How to interpret these filter coefficients?

Question

I am trying to make sense of the filter coefficients.

The author claims that they are running a 3rd order lowpass Butterworth filter and were willing to give their design. They are not the most communicative type and it is typically weeks until I am able to get any sort of answer from them.

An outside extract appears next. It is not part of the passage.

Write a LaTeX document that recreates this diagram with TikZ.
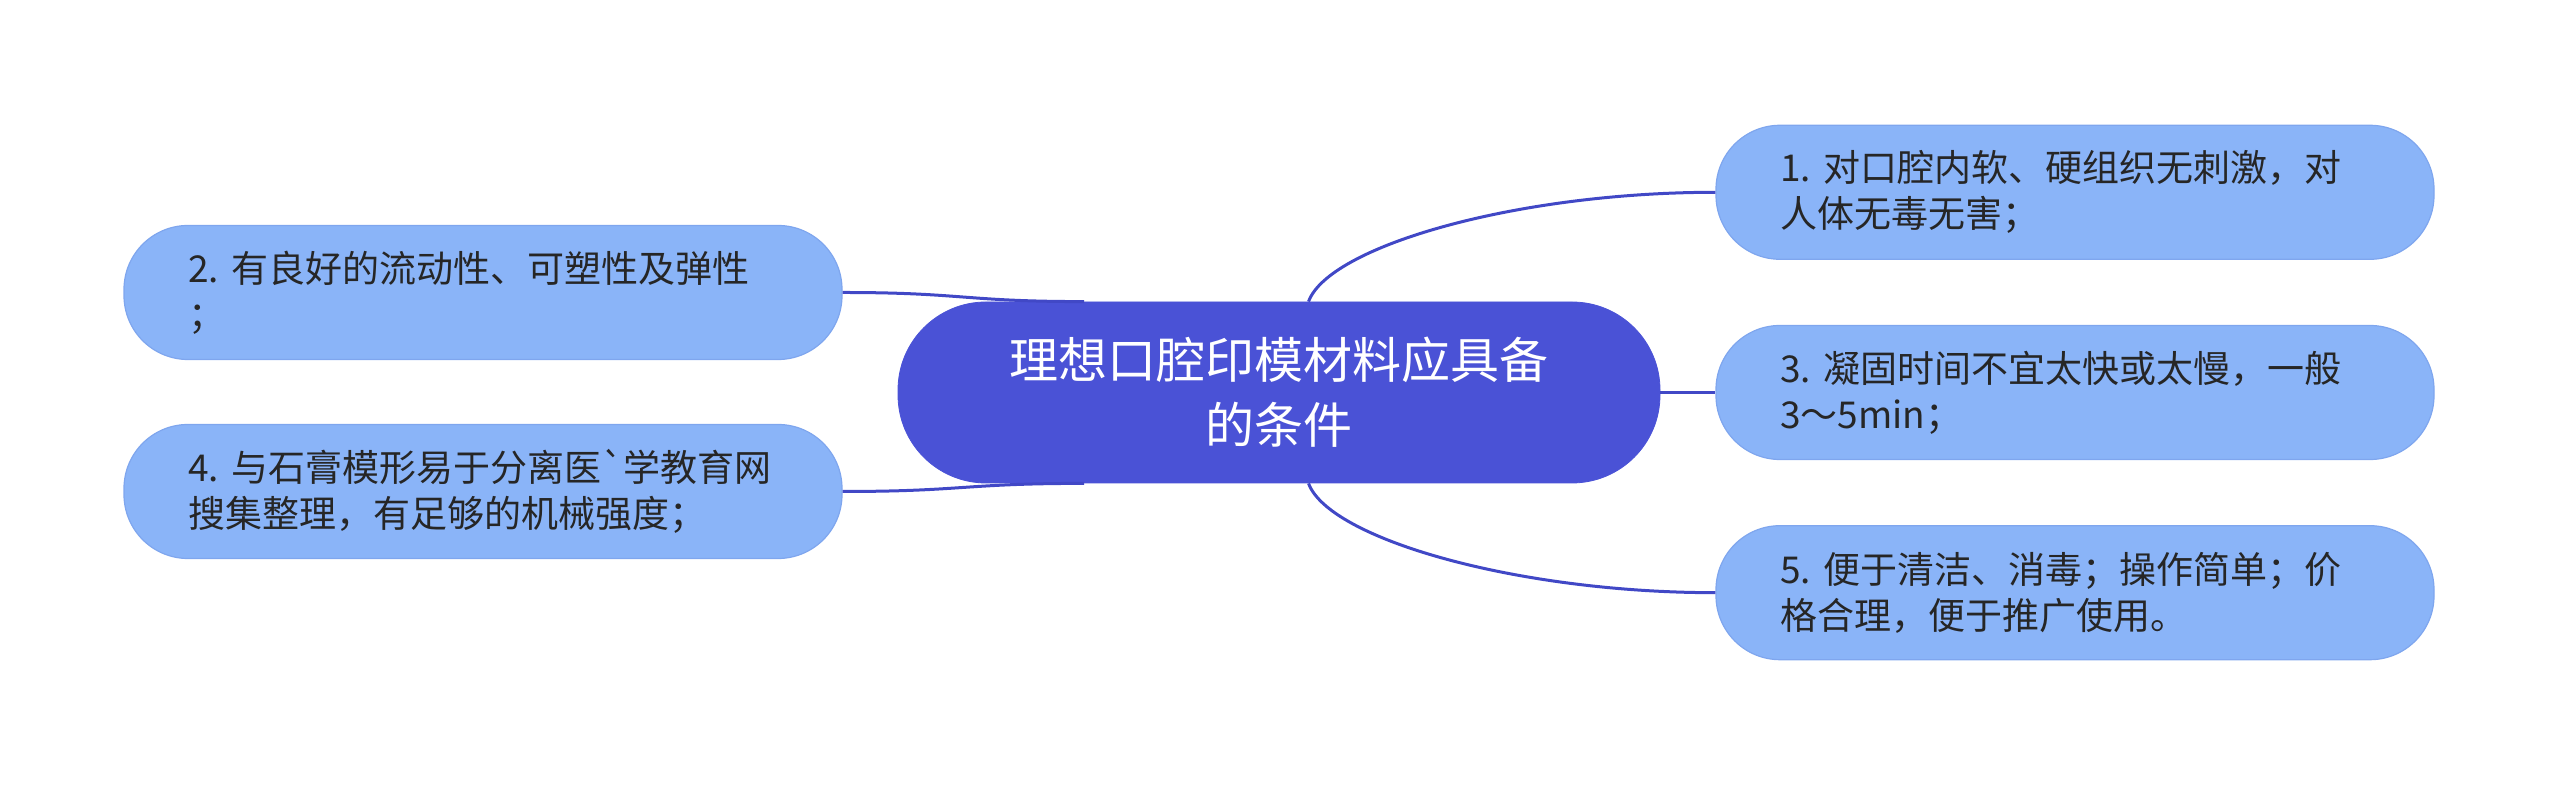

The coefficients are as follows:

1.22293 1.394312 1.994313
-0.3339159 -0.6572268 -0.9943293

They also provided the transfer function:

$$ H_k(z) = \frac{b_{k0}+b_{k1}z^{-1}+b_{k2}z^{-2}}{1-a_{k1}z^{-1}-a_{k2}z^{-2}},\quad k = 1, 2, 3. $$

Whey I plug in these coefficients into the FDA toolbox in MATLAB, I get the following frequency response (sampling rate was set to $20833\textrm{ Hz}$):

What is the correct way to interpret these numbers? I am somewhat out of my element when it comes to the Digital Filtering and could use some help.

Answer 1

Sorry, but that does not make any sense

1. A 3rd order BW lowpass can be described most simply with a single number: the cutoff off frequency
2. It's the not numerator a denominator since this would have 4 numbers and the numerator would have the shape of x*[1 3 3 1] and the denominator should start with 4.
3. It's not the poles and zeros since all the zeros are at -1 and one pole is conjugate complex
4. It sure as heck isn't state space either
5. The transfer function is a boiler plate text book copy and also mostly wrong for a third order BW (which has one biqaud and one single real pole section).

You are not missing anything obvious and having you guessing blindly doesn't serve any useful purpose. You have to get back to the client and tell them that you need proper specification or you can't get the work done.